Em Lisboa, passei por um período muito rico em cortes de relações. Cortar relações só custa à primeira e deve ser um pouco como matar, apesar das diferenças de grau - a comparação não é inusitada, pois é costume dizer-se "para mim, morreste". O cenário mais interessante no corte de relações sucede quando a vontade de cortar é recíproca. Se esta é a situação desejada para uma posteridade tranquila, levanta um problema no momento em que se concretiza o corte. A situação ideal é um corte de relações recíproco e absolutamente simétrico. Porém, é formalmente muito difícil demonstrar que a iniciativa de cortar relações partiu em simultâneo de ambos os lados e que nenhum lado reage ao anúncio de corte do opositor. Podemos imaginar um cenário em que o corte é síncrono, como quando ambos escrevem uma carta em que anunciam o corte de relações antes de receberem a carta do outro, mas este exemplo só reforça a ideia de que estamos perante um problema de crescente actualidade, pois já ninguém escreve cartas - num mundo regido por emails e mensagens de telemóvel, a sincronicidade e independência de reacções idênticas fica sempre refém da dúvida, para os outros e, sobretudo, para os envolvidos.

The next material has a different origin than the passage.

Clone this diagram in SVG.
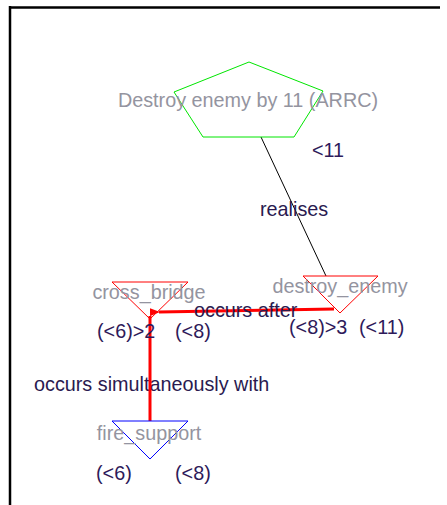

O diálogo seguinte ilustra o problema de a precedência no corte de relações só não ser irresolúvel na cabeça do observador omnisciente. Vamos decompor, propondo uma solução impraticável, como se as pessoas fossem electrodomésticos e o texto o mode d'emploi escrito em japonês. Fulano e sicrano têm uma altercação. Fulano decide cortar relações. Sicrano tem a mesma vontade. Fulano antecipa-se e diz "nunca mais me fales"...

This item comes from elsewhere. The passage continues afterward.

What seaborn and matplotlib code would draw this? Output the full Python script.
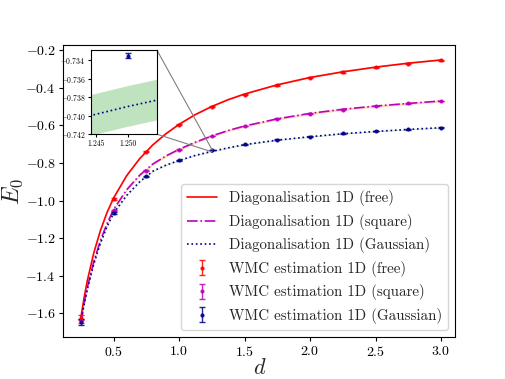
import matplotlib
matplotlib.use("Agg")
import matplotlib.pyplot as plt
import seaborn as sns
from mpl_toolkits.axes_grid1.inset_locator import mark_inset

# exact diagonalisation curves
d_line = [0.25, 0.275, 0.3, 0.35, 0.4, 0.45, 0.5, 0.6, 0.7, 0.8, 0.9, 1.0,
          1.125, 1.25, 1.375, 1.5, 1.75, 2.0, 2.25, 2.5, 2.75, 3.0]
E_free = [-1.625, -1.517, -1.425, -1.276, -1.159, -1.064, -0.987, -0.868, -0.777, -0.704, -0.645, -0.595,
          -0.543, -0.500, -0.464, -0.434, -0.385, -0.346, -0.316, -0.291, -0.270, -0.253]
E_square = [-1.645, -1.546, -1.461, -1.322, -1.212, -1.123, -1.048, -0.943, -0.865, -0.806, -0.763, -0.728,
            -0.690, -0.657, -0.628, -0.604, -0.566, -0.537, -0.515, -0.498, -0.484, -0.471]
E_gauss = [-1.650, -1.554, -1.471, -1.335, -1.227, -1.139, -1.068, -0.973, -0.900, -0.844, -0.812, -0.787,
           -0.760, -0.739, -0.720, -0.703, -0.679, -0.661, -0.645, -0.633, -0.622, -0.613]
band_free = 0.002
band_square = 0.006
band_gauss = 0.0022

# WMC estimates
d_wmc = [0.25, 0.5, 0.75, 1.0, 1.25, 1.5, 1.75, 2.0, 2.25, 2.5, 2.75, 3.0]
wmc_free = [-1.622, -0.994, -0.740, -0.597, -0.502, -0.437, -0.388, -0.347, -0.317, -0.291, -0.272, -0.254]
wmc_square = [-1.640, -1.052, -0.842, -0.729, -0.657, -0.604, -0.565, -0.538, -0.517, -0.498, -0.484, -0.471]
wmc_gauss = [-1.645, -1.066, -0.871, -0.787, -0.7335, -0.702, -0.677, -0.661, -0.643, -0.630, -0.622, -0.613]
err_free = [0.012, 0.005, 0.003, 0.003, 0.003, 0.003, 0.003, 0.003, 0.003, 0.003, 0.003, 0.003]
err_square = [0.012, 0.004, 0.003, 0.002, 0.002, 0.002, 0.002, 0.002, 0.002, 0.002, 0.002, 0.002]
err_gauss = [0.015, 0.005, 0.003, 0.002, 0.0003, 0.002, 0.002, 0.002, 0.002, 0.002, 0.002, 0.002]

sns.set_style("ticks", {"axes.edgecolor": "black", "xtick.color": "black", "ytick.color": "black"})
plt.rcParams["font.family"] = ["cmr10", "DejaVu Serif"]
plt.rcParams["mathtext.fontset"] = "cm"
plt.rcParams["axes.formatter.use_mathtext"] = True
plt.rcParams["axes.unicode_minus"] = True
plt.rcParams["xtick.major.size"] = 3
plt.rcParams["ytick.major.size"] = 3
plt.rcParams["axes.linewidth"] = 0.8

fig = plt.figure(figsize=(5.06, 3.79), dpi=100)
ax = fig.add_subplot(111)

curves = [
    (E_free, band_free, "red", "-", "tab:red", "Diagonalisation 1D (free)"),
    (E_square, band_square, "m", "-.", "tab:orange", "Diagonalisation 1D (square)"),
    (E_gauss, band_gauss, "darkblue", ":", "tab:green", "Diagonalisation 1D (Gaussian)"),
]
points = [
    (wmc_free, err_free, "red", "WMC estimation 1D (free)"),
    (wmc_square, err_square, "m", "WMC estimation 1D (square)"),
    (wmc_gauss, err_gauss, "darkblue", "WMC estimation 1D (Gaussian)"),
]


def draw(a, lw=1.2):
    for E, band, col, ls, bcol, lab in curves:
        lo = [e - band for e in E]
        hi = [e + band for e in E]
        a.fill_between(d_line, lo, hi, color=bcol, alpha=0.3, lw=0)
        sns.lineplot(x=d_line, y=E, ax=a, color=col, linestyle=ls, lw=lw, label=lab)
    for E, err, col, lab in points:
        a.errorbar(d_wmc, E, yerr=err, fmt=".", color=col, ms=4, capsize=2.2,
                   elinewidth=1, alpha=0.85, label=lab)


draw(ax)
ax.set_xlim(0.116, 3.11)
ax.set_ylim(-1.727, -0.176)
ax.set_xlabel("$d$", fontsize=16, labelpad=-1)
ax.set_ylabel("$E_0$", fontsize=17, labelpad=0)
ax.tick_params(labelsize=10, pad=2.5)
ax.legend(loc="lower right", fontsize=10.8, framealpha=0.8, borderaxespad=0.5)

axins = fig.add_axes([0.180, 0.646, 0.130, 0.222])
draw(axins)
axins.get_legend().remove()
axins.set_xlim(1.2442, 1.2545)
axins.set_ylim(-0.742, -0.7329)
axins.set_xticks([1.245, 1.250])
axins.set_yticks([-0.734, -0.736, -0.738, -0.740, -0.742])
axins.xaxis.set_major_formatter(matplotlib.ticker.FormatStrFormatter("%.3f"))
axins.yaxis.set_major_formatter(matplotlib.ticker.FormatStrFormatter("$%.3f$"))
axins.tick_params(labelsize=5.5, length=2, pad=2)
axins.set_xlabel("")
axins.set_ylabel("")
mark_inset(ax, axins, loc1=1, loc2=4, fc="none", ec="0.5", lw=0.8)

fig.savefig("out.png", dpi=100)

Sicrano: nunca mais me fales tu, ouviste?".
Fulano: eu disse primeiro que não queria falar mais contigo, ó meu grandessíssimo cabrão.
Sicrano: pensei que tínhamos ficado por aqui.
Fulano: não. Eu é que cortei relações. Não podes cortar relações a seguir.
Sicrano: eu cortei a metade da relação que era minha.
Fulano: não há partilhas num corte de relações.
Sicrano: Claro que sim. Aliás, tu disseste para nunca mais te falar e eu pensei o mesmo, talvez até antes. Demorei foi a verbalizar.
Fulano: nem de boas relações eu acreditaria nisso.
Sicrano: então proponho ir pelo lado formal.
Fulano: o lado form... Não interessa. Cortei relações.
Sicrano: formalmente, disseste apenas para nunca mais te falar.
Fulano: querias que te dissesse também para nunca mais me escreveres e nunca mais me olhares nos olhos?
Sicrano: não, apenas pretendo evitar o cenário em que eu não falaria mas tu poderias continuar a falar.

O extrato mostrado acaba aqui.